For eight years, the Intersections Festival has been bringing some of DC’s best performance artists to the H Street venue, Atlas Performing Arts Center, and this year’s nine jam-packed days will be no exception. Performances include vocal, choral, opera, visual arts, video, film, writing, sculpture, photography and spoken word. This celebration of the wide diversity of artists in our area opens February 24th and runs through March 5th.
“As it was last year, the tag line for Intersections is ‘Where the Art World and the Real World Intersects’ and that’s in the context of our great artists, where we have art for art sake and great art being performed, but there’s also art that has a message, art that can inform, educate, inspire and entertain,” says Doug E. Yeuell, executive director of the festival. “A lot of the performances will have a post-show discussion about the art itself, which will also create an enhanced experience for the audience members.”
One exciting addition to Intersections 2017 is the inclusion of the culinary arts; several different restaurants, chefs and caterers will come in throughout the festival and take part in a café takeover.
“They will be serving their food in the lobby and hopefully providing a new and different and exciting experience for this coming year,” Yeuell says. “Culinary arts is a very strong art form and it’s growing here in the District, and it’s great to be able to represent some of these great food artists as well.”
Riding on the success of last year’s debut program, the Festival is also sponsoring one event outside the four walls of the Atlas. This year it is producing a staged reading of plays from the Every 28 Hours Play series, which is about the notion that every 28 hours a black person is subject to violence from police.
“The Oregon Play Festival started this whole initiative where playwrights were asked to submit one-minute plays dealing with this basic scene and over the course of the last several years, there are a collection of 90 that have been written,” Yeuell says. “This past fall, we participated in a national initiative where these plays are being read around the country and we had our teens and young adults from the Atlas read a selection of these plays and it was such a powerful performance.”
Theater fans have plenty to get excited about. Considered part of the “Story” segments of the festival, more than a dozen performances are on tap throughout the nine days.
Things kick off with Spitball Theatre’s staging of Normal/Magic on Feb. 24 and 25, two 30-minute plays—Normal Sea and Magic for Beginners—exploring the lives of young queer women, which are disrupted when some peculiar animals suddenly appear where they do not belong.
“That first night, we also have Objects of Hope: The America Project, and although it’s being presented by Contradiction Dance, it truly is more of a story in so many ways,” Yeuell says. “It focuses on so many key issues in American society—homelessness, patriotism, racism, gun violence…it’s a really interesting production.”
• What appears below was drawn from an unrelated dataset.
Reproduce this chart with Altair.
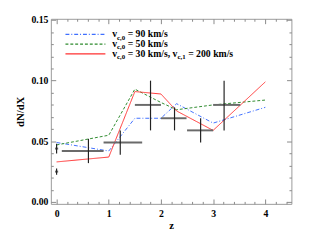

Feb. 25 finds In Search Of My Father…Walkin’ Talkin’ Bill Hawkins, a one man show by W. Allen Taylor exploring one man’s life-long spiritual journey to find his absent father, the first black radio disc jockey in Cleveland, Ohio.
Earlier in the day, the New Millennium Howard Players Theatre presents For the Love of Oscar, a comedic treatment of blooming love in the wake of the loss of a beloved spouse.
On March 4, the ANKH Repertory Theatre is doing the play, A Change Gon’ Come, a visionary stage production based on the life of Harriet Tubman.
“It’s about jumping back to the circumstances and choices of Harriet Tubman and other slaves and what they’ve dealt with in their escape for freedom,” Yeuell says. “It’s a production that harkens back to another era and our campaign and struggle for Civil Rights in the slavery movement, and I think that will be a powerful show.”
New York comedian Carla Johnston presents A Titch Pale on both March 4 and 5, a darkly comic look at finding self through a fractured life. The one-woman show stars Jewel Orem.
Even Shakespeare gets in the Intersections mix with a staged reading of Robert Brustein’s tribute to the Bard, The Last Will.
“The festival certainly tries to represent great offerings of theater, dance, music and story movement and sound, and certainly there’s something for the family set.
“A key play would be Callaloo, a children’s play which celebrates the folklore of the Legend of The Golden Coqui, being performed by Sepia Works,” Yeuell says. “There’s puppetry involved, and it’s light and fun.”
Another child-friendly performance is Clown Cabaret’s performance of The Heist. The silent theatrical show is about clown gangsters who conspire to rob a piggy bank, and Yeull says it will be enjoyed by people of all ages.
“Also, the last Sunday of the festival, March 5, we’ll have our youth summit and hosted youth groups which will perform.” In a show titled City at Peace, under the direction of Sandra Holloway, a diverse group of youngsters will probe and reveal their experiences with racism, sexism, conflict, classism, and other systems of oppression that impact their lives.